How reliable are these networks? How can we ensure they are reliable enough? These pressing questions are not easily answered. Our critical infrastructure information networks face many reliability challenges, from natural disasters to human error, and from equipment failure to terrorists and computer hackers. From a technical standpoint, these are not different problems; they are different parts of the same problem. A systematic sector-by-sector analysis of threats and vulnerabilities, and a sustained system engineering process that emphasizes reliability are the technical ingredients of a successful approach to managing these risks.
As powerful a tool as technology can be, it is not the whole answer. Technology, and especially information technology, is best understood in its societal context. People represent both the strongest and the weakest links in the reliability chain. We should therefore not lose sight of the human element as we focus on the technical challenges of assuring infrastructure reliability. Instilling a culture of vigilance in the community responsible for the infrastructure is the most fundamental step in preventing reliability problems.

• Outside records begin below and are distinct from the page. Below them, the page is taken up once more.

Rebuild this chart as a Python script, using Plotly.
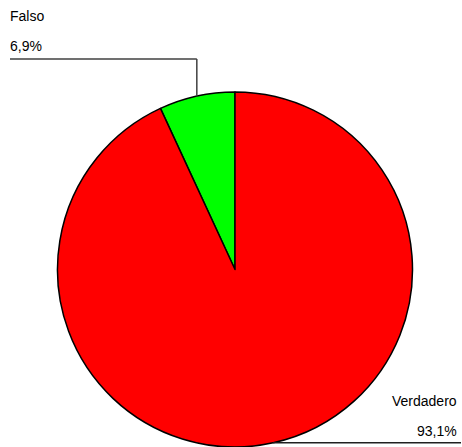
import math
import plotly.graph_objects as go

# Category labels and their shares (percent)
labels = ["Falso", "Verdadero"]
values = [6.9, 93.1]
colors = ["#00ff00", "#ff0000"]

W, H = 462, 447
# pie placement in pixels
cx, cy, r = 235.0, 269.5, 177.5

def px_x(x):
    return x / W

def px_y(y):
    return 1 - y / H

def fmt_pct(v):
    return f"{v:.1f}".replace(".", ",") + "%"

fig = go.Figure(go.Pie(
    labels=labels,
    values=values,
    marker=dict(colors=colors, line=dict(color="black", width=1.5)),
    sort=False,
    direction="clockwise",
    rotation=360 * (1 - values[0] / sum(values)),
    textinfo="none",
    hoverinfo="label+percent",
    showlegend=False,
    domain=dict(x=[px_x(cx - r), px_x(cx + r)], y=[0, px_y(cy - r)]),
))

# mid-angle of each slice, measured from 12 o'clock towards the left
total = sum(values)
mids = []
acc = 0.0
for v in values:
    mids.append((acc + v / 2) / total * 360.0)
    acc += v

def edge_point(deg):
    a = math.radians(deg)
    return cx - r * math.sin(a), cy - r * math.cos(a)

font = dict(family="Liberation Sans, Arial, sans-serif", size=14, color="black")
annotations = []
shapes = []

# Falso label: top-left with elbow leader line
fx, fy = edge_point(mids[0])
line_y = 59
annotations.append(dict(x=px_x(8), y=px_y(16), xref="paper", yref="paper",
                        text=labels[0], showarrow=False, xanchor="left",
                        yanchor="middle", font=font))
annotations.append(dict(x=px_x(8), y=px_y(46), xref="paper", yref="paper",
                        text=fmt_pct(values[0]), showarrow=False, xanchor="left",
                        yanchor="middle", font=font))
shapes.append(dict(type="line", xref="paper", yref="paper",
                   x0=px_x(10), y0=px_y(line_y), x1=px_x(fx), y1=px_y(line_y),
                   line=dict(color="#404040", width=1.5)))
shapes.append(dict(type="line", xref="paper", yref="paper",
                   x0=px_x(fx), y0=px_y(line_y), x1=px_x(fx), y1=px_y(fy),
                   line=dict(color="#404040", width=1.5)))

# Verdadero label: bottom-right with horizontal leader line
vx, vy = edge_point(mids[1])
annotations.append(dict(x=px_x(459), y=px_y(401), xref="paper", yref="paper",
                        text=labels[1], showarrow=False, xanchor="right",
                        yanchor="middle", font=font))
annotations.append(dict(x=px_x(459), y=px_y(431), xref="paper", yref="paper",
                        text=fmt_pct(values[1]), showarrow=False, xanchor="right",
                        yanchor="middle", font=font))
shapes.append(dict(type="line", xref="paper", yref="paper",
                   x0=px_x(vx), y0=px_y(vy), x1=px_x(461), y1=px_y(vy),
                   line=dict(color="#202020", width=1.5)))

fig.update_layout(
    width=W, height=H,
    margin=dict(l=0, r=0, t=0, b=0),
    paper_bgcolor="white",
    plot_bgcolor="white",
    annotations=annotations,
    shapes=shapes,
)

fig.write_html("out.html")
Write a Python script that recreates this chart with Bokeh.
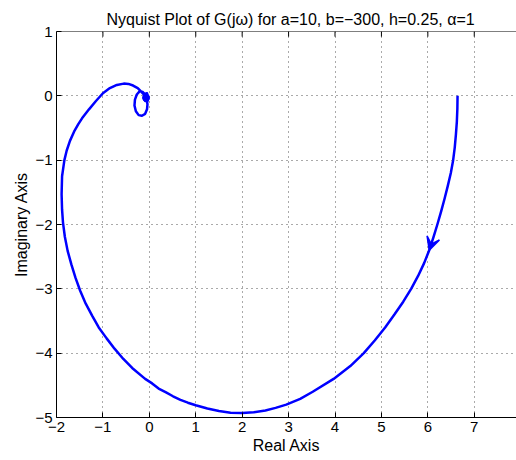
from bokeh.plotting import figure
from bokeh.models import Range1d, FixedTicker, Arrow, VeeHead, ColumnDataSource, Span
from bokeh.embed import file_html
from bokeh.resources import INLINE

# Nyquist curve G(jw) (increasing frequency)
re_vals = [6.64, 6.636, 6.625, 6.605, 6.58, 6.545, 6.495, 6.43, 6.36, 6.285, 6.205, 6.12, 6.03,
           5.92, 5.79, 5.64, 5.47, 5.28, 5.08, 4.86, 4.62, 4.33, 3.97, 3.52, 3.25, 2.95, 2.72,
           2.50, 2.25, 2.00, 1.75, 1.50, 1.25, 1.00, 0.83, 0.67, 0.51, 0.36, 0.20, 0.06,
           -0.09, -0.37, -0.56, -0.75, -0.92, -1.09, -1.23, -1.37, -1.49, -1.59, -1.68,
           -1.76, -1.82, -1.86, -1.88, -1.89, -1.88, -1.83, -1.78, -1.71, -1.61, -1.53,
           -1.45, -1.30, -1.15, -1.00, -0.85, -0.70, -0.55, -0.45, -0.35, -0.25, -0.18,
           -0.12, -0.06, -0.04, -0.05, -0.09, -0.16, -0.23, -0.29, -0.32, -0.31, -0.27,
           -0.21, -0.14, -0.09, -0.07]
im_vals = [0.00, -0.20, -0.40, -0.60, -0.80, -1.00, -1.20, -1.40, -1.60, -1.80, -2.00, -2.20, -2.40,
           -2.60, -2.80, -3.00, -3.20, -3.40, -3.60, -3.80, -4.00, -4.20, -4.40, -4.60, -4.71, -4.80, -4.85,
           -4.89, -4.92, -4.93, -4.925, -4.90, -4.86, -4.81, -4.77, -4.725, -4.67, -4.61, -4.55, -4.47,
           -4.40, -4.23, -4.09, -3.93, -3.77, -3.60, -3.42, -3.23, -3.03, -2.83, -2.62,
           -2.41, -2.19, -1.97, -1.77, -1.53, -1.25, -1.00, -0.85, -0.70, -0.54, -0.44,
           -0.35, -0.21, -0.08, 0.04, 0.12, 0.17, 0.19, 0.185, 0.16, 0.12, 0.07,
           0.02, -0.05, -0.13, -0.21, -0.28, -0.31, -0.30, -0.24, -0.15, -0.06, 0.02,
           0.07, 0.06, 0.02, -0.01]
# tight high-frequency windings near the end point
tail_re = [-0.07, -0.03, -0.04, -0.09, -0.12, -0.10, -0.05, -0.03, -0.06, -0.09, -0.09, -0.06, -0.05, -0.07]
tail_im = [-0.01, -0.04, -0.08, -0.08, -0.03, 0.03, 0.04, -0.01, -0.06, -0.05, -0.01, 0.01, -0.02, -0.03]

arrow_idx = 12  # direction arrow sits at this sample

x_ticks = [-2, -1, 0, 1, 2, 3, 4, 5, 6, 7, 8]
x_tick_labels = ["\u22122", "\u22121", "0", "1", "2", "3", "4", "5", "6", "7", "8"]
y_ticks = [-5, -4, -3, -2, -1, 0, 1]
y_tick_labels = ["\u22125", "\u22124", "\u22123", "\u22122", "\u22121", "0", "1"]

FONT = "Liberation Sans"

p = figure(width=516, height=460, output_backend="svg", toolbar_location=None,
           x_range=Range1d(-2, 7.91), y_range=Range1d(-5, 1),
           min_border_left=56, min_border_right=0, min_border_top=31, min_border_bottom=43,
           x_axis_label="Real Axis", y_axis_label="Imaginary Axis")
p.outline_line_color = None
p.background_fill_color = "white"
p.border_fill_color = "white"

p.title.text = "Nyquist Plot of G(j\u03c9) for a=10, b=\u2212300, h=0.25, \u03b1=1"
p.title.align = "left"
p.title.offset = 50
p.title.text_font = FONT
p.title.text_font_size = "16px"
p.title.text_font_style = "normal"
p.title.text_color = "black"
p.title.standoff = 8

for ax, ticks, labels in ((p.xaxis[0], x_ticks, x_tick_labels), (p.yaxis[0], y_ticks, y_tick_labels)):
    ax.ticker = FixedTicker(ticks=ticks)
    ax.major_label_overrides = {t: l for t, l in zip(ticks, labels)}
    ax.minor_tick_line_color = None
    ax.major_tick_in = 5
    ax.major_tick_out = 0
    ax.major_label_standoff = 4
    ax.axis_label_standoff = 2
    ax.major_label_text_font = FONT
    ax.major_label_text_font_size = "15px"
    ax.axis_label_text_font = FONT
    ax.axis_label_text_font_size = "16px"
    ax.axis_label_text_font_style = "normal"
    ax.axis_line_color = "black"
    ax.major_tick_line_color = "black"
    ax.major_label_text_color = "black"
    ax.axis_label_text_color = "black"

p.xgrid.ticker = FixedTicker(ticks=x_ticks)
p.ygrid.ticker = FixedTicker(ticks=y_ticks)
for g in (p.xgrid[0], p.ygrid[0]):
    g.grid_line_color = "#555555"
    g.grid_line_dash = "1 4"
    g.grid_line_width = 1

# top edge of the box with inward ticks
top_y = y_ticks[-1]
p.add_layout(Span(location=top_y, dimension="width", line_color="black", line_width=1))
p.segment(x0=x_ticks, y0=[top_y] * len(x_ticks), x1=x_ticks, y1=[top_y - 0.08] * len(x_ticks),
          line_color="black", line_width=1)

src = ColumnDataSource(dict(x=re_vals, y=im_vals))
p.line("x", "y", source=src, line_color="#0000FF", line_width=2.5, line_join="round")
p.line(tail_re, tail_im, line_color="#0000FF", line_width=2.5, line_join="round")
p.scatter([tail_re[-1]], [tail_im[-1]], size=7, color="#0000FF")

p.add_layout(Arrow(x_start=re_vals[arrow_idx - 1], y_start=im_vals[arrow_idx - 1],
                   x_end=re_vals[arrow_idx], y_end=im_vals[arrow_idx],
                   line_alpha=0,
                   end=VeeHead(size=13, fill_color="#0000FF", line_color="#0000FF", line_width=1.5)))

open("out.html", "w").write(file_html(p, INLINE))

Deciding how much reliability we need for our infrastructure, against what threats, and at what cost are questions of public policy that will require the sustained consideration of stakeholders throughout society. This report seeks to promote a common understanding of the network reliability challenge in the technical and policy communities in private industry, public utilities, and government at all levels. The efforts of these diverse players, through the broad dialogue of democracy, will be necessary to effectively respond to this long-term challenge.
John H. Gibbons
Assistant to the President
Science and Technology
The infrastructure on which American society depends, in sectors such as transportation, finance, energy, and telecommunications, is becoming increasingly automated as advances in information technology open up new possibilities for improved service, lower cost, and greater efficiency. The automation or cybernation of the infrastructure has come about largely because it offers unmistakable economic and performance benefits. As a result, however, the United States has become a wired nation, with implications that are not fully understood.
The widespread application of information technology presents new challenges in what has historically been a highly reliable infrastructure. A changing public utilities business environment characterized by deregulation, corporate downsizing, increased competition, and new entrants to the market potentially places stress on the reliability of the national infrastructure. In addition, the nearly unconstrained application of computer technology in infrastructure control systems raises questions about the reliability of complex systems and their vulnerability to hostile intruders. Whether the forces of the marketplace will continue to provide infrastructure services with acceptable reliability in this environment remains to be seen. The importance to the nation of infrastructure services makes attention to the reliability of their underlying information networks a necessity.
Reliability challenges stem from both natural and manmade sources. To date, most of the national experience with major service interruptions caused by problems with infrastructure-related information networks comes from natural causes, accidents, or human shortcomings in design or operation. Infrastructure information networks will always be subject to these kinds of failures. However, as computer hackers increase in number and grow in sophistication, the threat of purposeful attacks by hostile actors looms increasingly large. Addressing this dual challenge in a measured way will be a long-term public policy priority.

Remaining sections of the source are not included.